→ YOUR INSTRUCTIONS:
Transcribe all of the material below word for word and leave out its pictures.
---------- DATA SECTION ----------
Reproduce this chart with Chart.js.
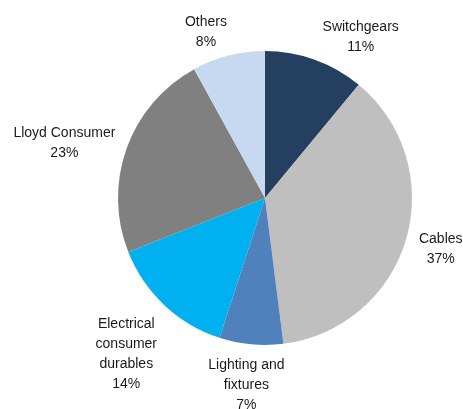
<!DOCTYPE html>
<html>
<head>
<meta charset="utf-8">
<script src="https://cdn.jsdelivr.net/npm/chart.js@4.4.0/dist/chart.umd.min.js"></script>
<style>
html,body{margin:0;padding:0;background:#fff;}
#wrap{width:463px;height:409px;position:relative;}
</style>
</head>
<body>
<div id="wrap"><canvas id="c" width="463" height="409"></canvas></div>
<script>
const categories = ["Switchgears", "Cables", "Lighting and fixtures", "Electrical consumer durables", "Lloyd Consumer", "Others"];
const shares = [11, 37, 7, 14, 23, 8];
const labelLines = [["Switchgears"], ["Cables"], ["Lighting and", "fixtures"], ["Electrical", "consumer", "durables"], ["Lloyd Consumer"], ["Others"]];
const colors = ["#243F60", "#BFBFBF", "#4F81BD", "#00B0F0", "#808080", "#C6D9F1"];

// label placement style: distance beyond radius and small nudges
const labelStyle = [
  {d: 38, dx: 33, dy: 13},
  {d: 36, dx: 0, dy: 0},
  {d: 40, dx: -1, dy: 1},
  {d: 60, dx: 3, dy: 5},
  {d: 62, dx: -4, dy: 16},
  {d: 34, dx: -14, dy: 9}
];

const labelPlugin = {
  id: 'outerLabels',
  afterDatasetsDraw(chart) {
    const ctx = chart.ctx;
    const meta = chart.getDatasetMeta(0);
    ctx.save();
    ctx.font = '14px "Liberation Sans", Arial, sans-serif';
    ctx.fillStyle = '#1a1a1a';
    ctx.textAlign = 'center';
    ctx.textBaseline = 'middle';
    const lh = 20;
    meta.data.forEach((arc, i) => {
      const p = arc.getProps(['x','y','startAngle','endAngle','outerRadius'], true);
      const mid = (p.startAngle + p.endAngle) / 2;
      const st = labelStyle[i];
      const r = p.outerRadius + st.d;
      const cx = p.x + Math.cos(mid) * r + st.dx;
      const cy = p.y + Math.sin(mid) * r + st.dy;
      const lines = labelLines[i].concat([shares[i] + '%']);
      const top = cy - (lines.length - 1) * lh / 2;
      lines.forEach((t, k) => ctx.fillText(t, cx, top + k * lh));
    });
    ctx.restore();
  }
};

new Chart(document.getElementById('c'), {
  type: 'pie',
  data: {
    labels: categories,
    datasets: [{
      data: shares,
      backgroundColor: colors,
      borderWidth: 0
    }]
  },
  options: {
    responsive: false,
    animation: false,
    layout: {padding: {left: 118, right: 51, top: 51, bottom: 64}},
    plugins: {legend: {display: false}, tooltip: {enabled: false}}
  },
  plugins: [labelPlugin]
});
</script>
</body>
</html>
----------
→ WRITTEN RESPONSE:
Reproduce this chart with Chart.js.
<!DOCTYPE html>
<html>
<head>
<meta charset="utf-8">
<script src="https://cdn.jsdelivr.net/npm/chart.js@4.4.0/dist/chart.umd.min.js"></script>
<style>
html,body{margin:0;padding:0;background:#fff;}
#wrap{width:463px;height:409px;position:relative;}
</style>
</head>
<body>
<div id="wrap"><canvas id="c" width="463" height="409"></canvas></div>
<script>
const categories = ["Switchgears", "Cables", "Lighting and fixtures", "Electrical consumer durables", "Lloyd Consumer", "Others"];
const shares = [11, 37, 7, 14, 23, 8];
const labelLines = [["Switchgears"], ["Cables"], ["Lighting and", "fixtures"], ["Electrical", "consumer", "durables"], ["Lloyd Consumer"], ["Others"]];
const colors = ["#243F60", "#BFBFBF", "#4F81BD", "#00B0F0", "#808080", "#C6D9F1"];

// label placement style: distance beyond radius and small nudges
const labelStyle = [
  {d: 38, dx: 33, dy: 13},
  {d: 36, dx: 0, dy: 0},
  {d: 40, dx: -1, dy: 1},
  {d: 60, dx: 3, dy: 5},
  {d: 62, dx: -4, dy: 16},
  {d: 34, dx: -14, dy: 9}
];

const labelPlugin = {
  id: 'outerLabels',
  afterDatasetsDraw(chart) {
    const ctx = chart.ctx;
    const meta = chart.getDatasetMeta(0);
    ctx.save();
    ctx.font = '14px "Liberation Sans", Arial, sans-serif';
    ctx.fillStyle = '#1a1a1a';
    ctx.textAlign = 'center';
    ctx.textBaseline = 'middle';
    const lh = 20;
    meta.data.forEach((arc, i) => {
      const p = arc.getProps(['x','y','startAngle','endAngle','outerRadius'], true);
      const mid = (p.startAngle + p.endAngle) / 2;
      const st = labelStyle[i];
      const r = p.outerRadius + st.d;
      const cx = p.x + Math.cos(mid) * r + st.dx;
      const cy = p.y + Math.sin(mid) * r + st.dy;
      const lines = labelLines[i].concat([shares[i] + '%']);
      const top = cy - (lines.length - 1) * lh / 2;
      lines.forEach((t, k) => ctx.fillText(t, cx, top + k * lh));
    });
    ctx.restore();
  }
};

new Chart(document.getElementById('c'), {
  type: 'pie',
  data: {
    labels: categories,
    datasets: [{
      data: shares,
      backgroundColor: colors,
      borderWidth: 0
    }]
  },
  options: {
    responsive: false,
    animation: false,
    layout: {padding: {left: 118, right: 51, top: 51, bottom: 64}},
    plugins: {legend: {display: false}, tooltip: {enabled: false}}
  },
  plugins: [labelPlugin]
});
</script>
</body>
</html>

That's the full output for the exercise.